* _Aim_
Gather all lines in the entries below that include the word "this".

* _Records provided_
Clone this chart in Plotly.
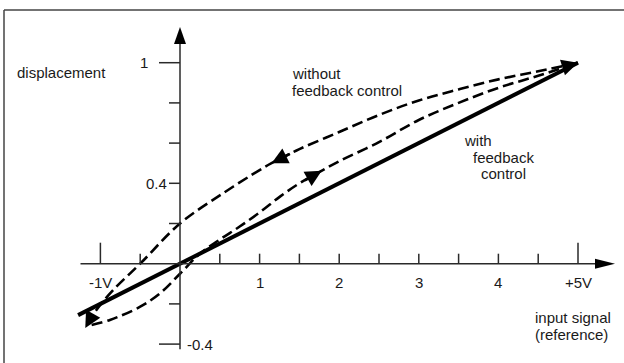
import plotly.graph_objects as go

# ---- data ----
x_with = [-1.28, 0.0, 5.0]
y_with = [-0.256, 0.0, 1.0]

x_up = [-1.11, -0.88, -0.5, -0.25, 0.0, 0.25, 0.5, 0.75, 1.0, 1.26, 1.5, 1.76, 2.0, 2.5, 3.0, 3.5, 4.0, 4.5, 5.0]
y_up = [-0.305, -0.28, -0.214, -0.147, -0.05, 0.05, 0.12, 0.185, 0.255, 0.335, 0.40, 0.458, 0.51, 0.605, 0.715, 0.80, 0.875, 0.935, 1.0]

x_down = [5.0, 4.5, 4.0, 3.5, 3.0, 2.5, 2.0, 1.5, 1.15, 1.0, 0.54, 0.0, -0.5, -0.84, -1.05, -1.19]
y_down = [1.0, 0.957, 0.917, 0.867, 0.812, 0.74, 0.655, 0.57, 0.5, 0.466, 0.35, 0.2, 0.0, -0.131, -0.23, -0.32]

x_ticks_small = [-0.5, 0.5, 1, 1.5, 2, 2.5, 3, 3.5, 4, 4.5]
x_ticks_big = [-1, 5]
x_tick_labels = {-1: "-1V", 1: "1", 2: "2", 3: "3", 4: "4", 5: "+5V"}
y_ticks_small = [0.8, 0.6, 0.4, 0.2, -0.2]
y_ticks_big = [1.0, -0.4]

AX = "#2a2a2a"
FONT = dict(family="Liberation Sans, Arial, Helvetica, sans-serif", size=15, color="#1a1a1a")

fig = go.Figure()
fig.add_trace(go.Scatter(x=x_with, y=y_with, mode="lines",
                         line=dict(color="black", width=4), hoverinfo="skip"))
fig.add_trace(go.Scatter(x=x_up, y=y_up, mode="lines", line_shape="spline",
                         line=dict(color="black", width=2.6, dash="11px,5px"), hoverinfo="skip"))
fig.add_trace(go.Scatter(x=x_down, y=y_down, mode="lines", line_shape="spline",
                         line=dict(color="black", width=2.6, dash="11px,5px"), hoverinfo="skip"))

shapes = []
# frame (top and left)
shapes.append(dict(type="line", xref="paper", yref="paper", x0=4/624, x1=1, y0=1-10/363, y1=1-10/363,
                   line=dict(color="#444", width=1.5)))
shapes.append(dict(type="line", xref="paper", yref="paper", x0=4/624, x1=4/624, y0=0, y1=1-10/363,
                   line=dict(color="#444", width=1.5)))
# axes
shapes.append(dict(type="line", x0=-1.25, x1=5.3, y0=0, y1=0, line=dict(color=AX, width=1.5)))
shapes.append(dict(type="line", x0=0, x1=0, y0=-0.425, y1=1.1, line=dict(color=AX, width=1.5)))
# axis arrowheads
shapes.append(dict(type="path", xsizemode="pixel", ysizemode="pixel", xanchor=5.465, yanchor=0,
                   path="M 0,0 L -20,5 L -20,-5 Z", fillcolor="black", line=dict(width=0)))
shapes.append(dict(type="path", xsizemode="pixel", ysizemode="pixel", xanchor=0, yanchor=1.178,
                   path="M 0,0 L -6,-17 L 6,-17 Z", fillcolor="black", line=dict(width=0)))
# ticks
for t in x_ticks_small:
    shapes.append(dict(type="line", ysizemode="pixel", yanchor=0, x0=t, x1=t, y0=0, y1=10,
                       line=dict(color=AX, width=1.5)))
for t in x_ticks_big:
    shapes.append(dict(type="line", ysizemode="pixel", yanchor=0, x0=t, x1=t, y0=0, y1=21,
                       line=dict(color=AX, width=1.5)))
for t in y_ticks_small:
    shapes.append(dict(type="line", xsizemode="pixel", xanchor=0, x0=-11, x1=0, y0=t, y1=t,
                       line=dict(color=AX, width=1.5)))
for t in y_ticks_big:
    shapes.append(dict(type="line", xsizemode="pixel", xanchor=0, x0=-21, x1=0, y0=t, y1=t,
                       line=dict(color=AX, width=1.5)))

ann = []
for v, s in x_tick_labels.items():
    ann.append(dict(x=v, y=0, text=s, showarrow=False, xanchor="center", yanchor="middle",
                    yshift=-19, font=FONT))
ann.append(dict(x=0, y=1.0, text="1", showarrow=False, xanchor="right", yanchor="middle",
                xshift=-30, font=FONT))
ann.append(dict(x=0, y=0.4, text="0.4", showarrow=False, xanchor="right", yanchor="middle",
                xshift=-11, font=FONT))
ann.append(dict(x=0, y=-0.4, text="-0.4", showarrow=False, xanchor="left", yanchor="middle",
                xshift=5, font=FONT))


def label(px, py, text, anchor="left"):
    ann.append(dict(xref="paper", yref="paper", x=px/624, y=1-py/363, text=text, showarrow=False,
                    xanchor=anchor, yanchor="middle", borderpad=0, font=FONT))


label(16, 72, "displacement")
label(534, 317, "input signal")
label(534, 334, "(reference)")
label(291, 73, "without")
label(291, 90, "feedback control")
label(463, 140, "with")
label(503, 157, "feedback", "center")
label(503, 174, "control", "center")

# curve arrowheads (tip, tail)
arrows = [((1.15, 0.5), (1.4, 0.55)),
          ((1.78, 0.462), (1.55, 0.41)),
          ((-1.19, -0.32), (-1.12, -0.27)),
          ((5.0, 1.0), (4.8, 0.975))]
for (tx, ty), (sx, sy) in arrows:
    ann.append(dict(x=tx, y=ty, ax=sx, ay=sy, axref="x", ayref="y", text="", showarrow=True,
                    arrowhead=2, arrowsize=1.3, arrowwidth=2.5, arrowcolor="black", standoff=0))

fig.update_layout(
    width=624, height=363, autosize=False,
    margin=dict(l=0, r=0, t=0, b=0),
    paper_bgcolor="white", plot_bgcolor="white",
    showlegend=False,
    xaxis=dict(range=[-180/79.6, (624-180)/79.6], visible=False, fixedrange=True),
    yaxis=dict(range=[(263.7-363)/201, 263.7/201], visible=False, fixedrange=True),
    shapes=shapes, annotations=ann,
)
fig.write_html("out.html", config=dict(displayModeBar=False),
               post_script="document.body.style.margin='0';document.body.style.overflow='hidden';")
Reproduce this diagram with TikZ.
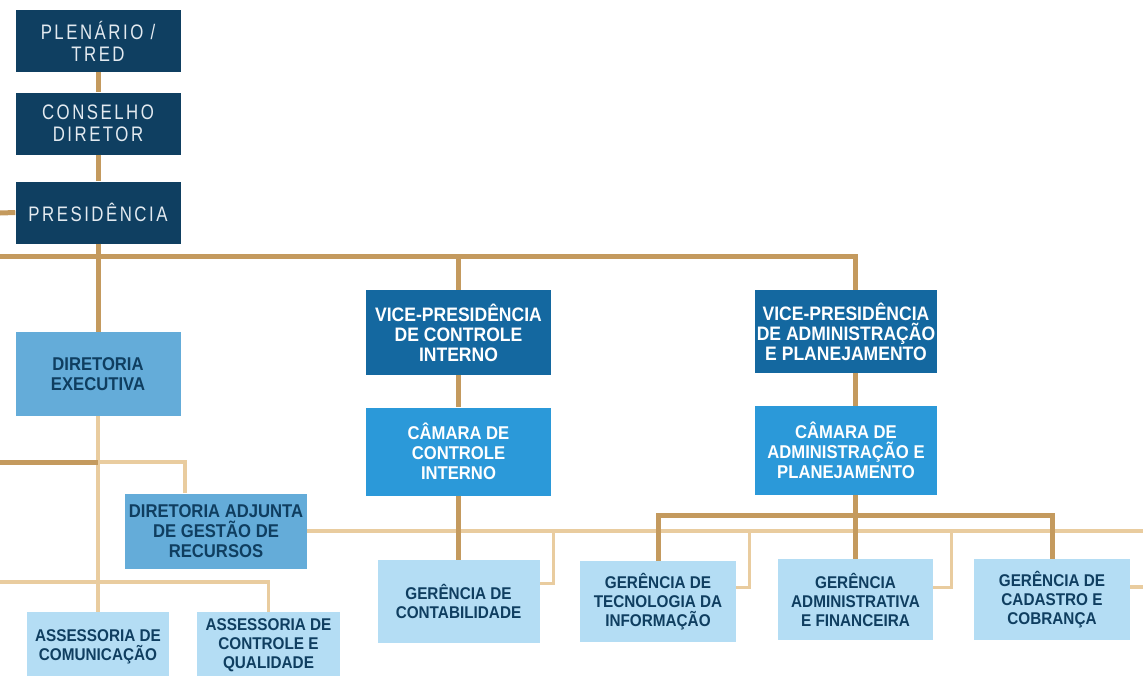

* _Solution to the problem_
Clone this chart in Plotly.
Reproduce this diagram with TikZ.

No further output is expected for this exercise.